◆ **Exercise brief**: Beginning with the first line of the data below, reproduce every line unchanged, ending with the line that holds "from matplotlib.patches import Rectangle".

◆ **Data for processing**:
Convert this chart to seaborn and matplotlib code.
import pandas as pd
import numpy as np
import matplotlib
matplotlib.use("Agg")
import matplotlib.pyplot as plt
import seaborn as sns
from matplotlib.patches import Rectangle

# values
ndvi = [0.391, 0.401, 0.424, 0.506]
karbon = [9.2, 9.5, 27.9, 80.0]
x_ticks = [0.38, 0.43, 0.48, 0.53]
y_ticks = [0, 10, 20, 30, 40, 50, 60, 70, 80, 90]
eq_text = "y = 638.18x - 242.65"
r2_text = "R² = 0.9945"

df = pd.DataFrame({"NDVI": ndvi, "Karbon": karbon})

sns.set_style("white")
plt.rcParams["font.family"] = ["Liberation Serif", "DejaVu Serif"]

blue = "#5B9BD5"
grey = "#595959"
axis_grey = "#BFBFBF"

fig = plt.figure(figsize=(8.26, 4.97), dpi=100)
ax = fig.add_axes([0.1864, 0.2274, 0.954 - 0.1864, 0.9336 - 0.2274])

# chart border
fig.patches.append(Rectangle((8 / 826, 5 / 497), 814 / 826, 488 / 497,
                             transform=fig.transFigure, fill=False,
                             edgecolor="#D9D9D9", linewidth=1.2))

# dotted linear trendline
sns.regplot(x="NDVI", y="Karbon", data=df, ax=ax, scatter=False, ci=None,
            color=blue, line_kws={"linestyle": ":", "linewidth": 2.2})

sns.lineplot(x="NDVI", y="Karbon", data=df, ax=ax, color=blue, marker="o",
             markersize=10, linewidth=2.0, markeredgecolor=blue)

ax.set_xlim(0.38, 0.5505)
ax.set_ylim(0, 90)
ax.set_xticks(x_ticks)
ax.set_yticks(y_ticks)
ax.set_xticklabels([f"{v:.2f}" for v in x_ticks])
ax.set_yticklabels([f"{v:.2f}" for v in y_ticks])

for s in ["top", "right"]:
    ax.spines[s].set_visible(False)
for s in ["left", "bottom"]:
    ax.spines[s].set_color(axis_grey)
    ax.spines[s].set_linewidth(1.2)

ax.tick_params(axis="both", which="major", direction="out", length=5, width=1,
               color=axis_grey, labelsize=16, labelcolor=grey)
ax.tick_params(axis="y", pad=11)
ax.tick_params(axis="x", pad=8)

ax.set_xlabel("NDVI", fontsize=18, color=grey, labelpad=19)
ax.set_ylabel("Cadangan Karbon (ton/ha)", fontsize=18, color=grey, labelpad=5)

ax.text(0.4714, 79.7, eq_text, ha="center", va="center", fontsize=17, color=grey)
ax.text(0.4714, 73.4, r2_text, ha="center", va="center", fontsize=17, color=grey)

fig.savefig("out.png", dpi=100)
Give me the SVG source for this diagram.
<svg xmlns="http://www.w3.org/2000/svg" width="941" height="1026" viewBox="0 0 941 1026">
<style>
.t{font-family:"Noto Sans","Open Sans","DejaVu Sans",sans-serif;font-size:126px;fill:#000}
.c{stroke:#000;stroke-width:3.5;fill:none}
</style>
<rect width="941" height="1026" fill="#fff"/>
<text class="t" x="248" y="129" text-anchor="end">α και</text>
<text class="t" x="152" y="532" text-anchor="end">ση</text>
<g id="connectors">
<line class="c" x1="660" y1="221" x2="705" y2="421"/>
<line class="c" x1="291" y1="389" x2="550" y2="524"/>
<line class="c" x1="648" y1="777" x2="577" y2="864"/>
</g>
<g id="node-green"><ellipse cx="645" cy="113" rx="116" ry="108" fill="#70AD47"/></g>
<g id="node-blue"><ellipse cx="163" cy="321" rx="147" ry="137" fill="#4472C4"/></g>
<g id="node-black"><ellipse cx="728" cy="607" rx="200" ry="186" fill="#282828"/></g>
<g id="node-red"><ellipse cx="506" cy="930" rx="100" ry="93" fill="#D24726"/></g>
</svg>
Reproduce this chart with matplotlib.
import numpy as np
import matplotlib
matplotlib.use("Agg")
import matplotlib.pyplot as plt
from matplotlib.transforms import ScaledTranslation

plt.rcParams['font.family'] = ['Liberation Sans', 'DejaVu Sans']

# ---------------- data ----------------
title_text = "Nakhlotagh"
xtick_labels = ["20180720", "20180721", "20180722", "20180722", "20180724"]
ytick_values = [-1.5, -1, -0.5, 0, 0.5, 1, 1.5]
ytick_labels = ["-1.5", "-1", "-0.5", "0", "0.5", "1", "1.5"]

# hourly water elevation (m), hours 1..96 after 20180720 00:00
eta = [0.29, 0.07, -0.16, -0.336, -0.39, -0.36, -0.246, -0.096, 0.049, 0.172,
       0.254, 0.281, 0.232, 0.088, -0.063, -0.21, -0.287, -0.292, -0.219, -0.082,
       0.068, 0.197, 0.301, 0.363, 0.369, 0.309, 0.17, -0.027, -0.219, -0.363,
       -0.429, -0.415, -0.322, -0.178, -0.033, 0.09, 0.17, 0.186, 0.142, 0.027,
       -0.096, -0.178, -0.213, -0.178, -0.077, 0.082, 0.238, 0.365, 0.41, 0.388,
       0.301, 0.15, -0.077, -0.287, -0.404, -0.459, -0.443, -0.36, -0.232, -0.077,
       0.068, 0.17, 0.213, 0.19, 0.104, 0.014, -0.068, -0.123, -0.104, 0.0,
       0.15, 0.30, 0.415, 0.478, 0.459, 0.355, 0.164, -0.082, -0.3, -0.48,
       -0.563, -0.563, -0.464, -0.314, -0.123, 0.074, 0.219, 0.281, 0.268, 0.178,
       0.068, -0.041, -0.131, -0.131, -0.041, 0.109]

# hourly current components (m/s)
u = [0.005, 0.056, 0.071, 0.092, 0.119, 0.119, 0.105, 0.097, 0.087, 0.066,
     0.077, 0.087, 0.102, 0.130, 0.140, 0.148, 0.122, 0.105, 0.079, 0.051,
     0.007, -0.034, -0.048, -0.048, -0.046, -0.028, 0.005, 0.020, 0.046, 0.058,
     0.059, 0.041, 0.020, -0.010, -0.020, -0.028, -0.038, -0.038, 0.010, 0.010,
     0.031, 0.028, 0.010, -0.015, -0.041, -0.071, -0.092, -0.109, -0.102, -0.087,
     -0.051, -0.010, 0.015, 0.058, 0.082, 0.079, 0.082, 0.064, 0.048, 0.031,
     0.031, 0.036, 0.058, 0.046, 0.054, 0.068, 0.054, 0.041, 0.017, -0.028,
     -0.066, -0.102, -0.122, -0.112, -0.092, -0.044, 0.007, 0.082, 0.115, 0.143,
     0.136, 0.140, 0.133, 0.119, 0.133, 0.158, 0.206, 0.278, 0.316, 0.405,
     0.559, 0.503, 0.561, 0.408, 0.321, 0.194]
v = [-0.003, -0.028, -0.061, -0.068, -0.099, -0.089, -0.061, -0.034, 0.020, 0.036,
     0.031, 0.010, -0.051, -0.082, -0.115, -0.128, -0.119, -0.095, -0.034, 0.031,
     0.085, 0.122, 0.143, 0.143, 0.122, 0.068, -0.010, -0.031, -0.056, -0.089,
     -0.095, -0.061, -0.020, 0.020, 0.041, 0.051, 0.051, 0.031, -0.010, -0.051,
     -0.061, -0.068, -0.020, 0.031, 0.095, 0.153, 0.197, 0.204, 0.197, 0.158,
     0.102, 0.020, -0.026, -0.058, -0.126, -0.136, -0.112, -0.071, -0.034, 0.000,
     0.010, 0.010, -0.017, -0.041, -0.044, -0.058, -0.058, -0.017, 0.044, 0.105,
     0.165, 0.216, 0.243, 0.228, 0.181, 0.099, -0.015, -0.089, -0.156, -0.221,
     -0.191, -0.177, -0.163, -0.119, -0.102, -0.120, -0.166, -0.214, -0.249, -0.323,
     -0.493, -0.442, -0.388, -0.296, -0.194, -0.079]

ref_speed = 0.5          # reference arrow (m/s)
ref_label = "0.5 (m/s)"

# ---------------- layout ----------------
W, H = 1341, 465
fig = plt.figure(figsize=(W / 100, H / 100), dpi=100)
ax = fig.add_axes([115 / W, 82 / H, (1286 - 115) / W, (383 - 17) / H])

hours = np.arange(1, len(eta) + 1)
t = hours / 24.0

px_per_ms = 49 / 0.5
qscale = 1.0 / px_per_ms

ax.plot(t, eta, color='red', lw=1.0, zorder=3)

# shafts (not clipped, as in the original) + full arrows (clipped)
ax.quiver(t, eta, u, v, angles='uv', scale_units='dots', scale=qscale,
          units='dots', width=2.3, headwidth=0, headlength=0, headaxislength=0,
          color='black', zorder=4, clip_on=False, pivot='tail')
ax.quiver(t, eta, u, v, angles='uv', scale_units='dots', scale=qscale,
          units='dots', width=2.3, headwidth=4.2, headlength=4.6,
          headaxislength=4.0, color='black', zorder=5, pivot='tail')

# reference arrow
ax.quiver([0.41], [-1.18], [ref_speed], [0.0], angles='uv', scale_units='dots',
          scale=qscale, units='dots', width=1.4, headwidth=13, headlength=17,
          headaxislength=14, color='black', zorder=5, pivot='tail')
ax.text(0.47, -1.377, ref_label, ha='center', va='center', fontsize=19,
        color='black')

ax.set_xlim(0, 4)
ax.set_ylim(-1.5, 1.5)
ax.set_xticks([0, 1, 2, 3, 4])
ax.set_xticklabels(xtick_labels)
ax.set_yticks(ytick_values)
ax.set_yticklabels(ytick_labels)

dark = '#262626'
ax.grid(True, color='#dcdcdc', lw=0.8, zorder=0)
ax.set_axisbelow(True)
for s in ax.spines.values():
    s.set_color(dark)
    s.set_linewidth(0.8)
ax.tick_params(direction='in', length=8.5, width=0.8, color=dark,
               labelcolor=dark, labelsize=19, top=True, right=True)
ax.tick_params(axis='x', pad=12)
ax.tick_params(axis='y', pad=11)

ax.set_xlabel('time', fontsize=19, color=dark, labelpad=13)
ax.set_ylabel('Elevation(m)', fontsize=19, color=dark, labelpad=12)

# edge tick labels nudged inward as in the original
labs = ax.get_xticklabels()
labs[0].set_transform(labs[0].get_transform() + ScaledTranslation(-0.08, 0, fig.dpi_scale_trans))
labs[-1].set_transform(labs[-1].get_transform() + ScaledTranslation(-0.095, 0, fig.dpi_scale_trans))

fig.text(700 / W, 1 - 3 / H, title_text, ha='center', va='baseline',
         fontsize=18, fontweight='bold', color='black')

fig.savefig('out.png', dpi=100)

◆ **Result for this task**:
Convert this chart to seaborn and matplotlib code.
import pandas as pd
import numpy as np
import matplotlib
matplotlib.use("Agg")
import matplotlib.pyplot as plt
import seaborn as sns
from matplotlib.patches import Rectangle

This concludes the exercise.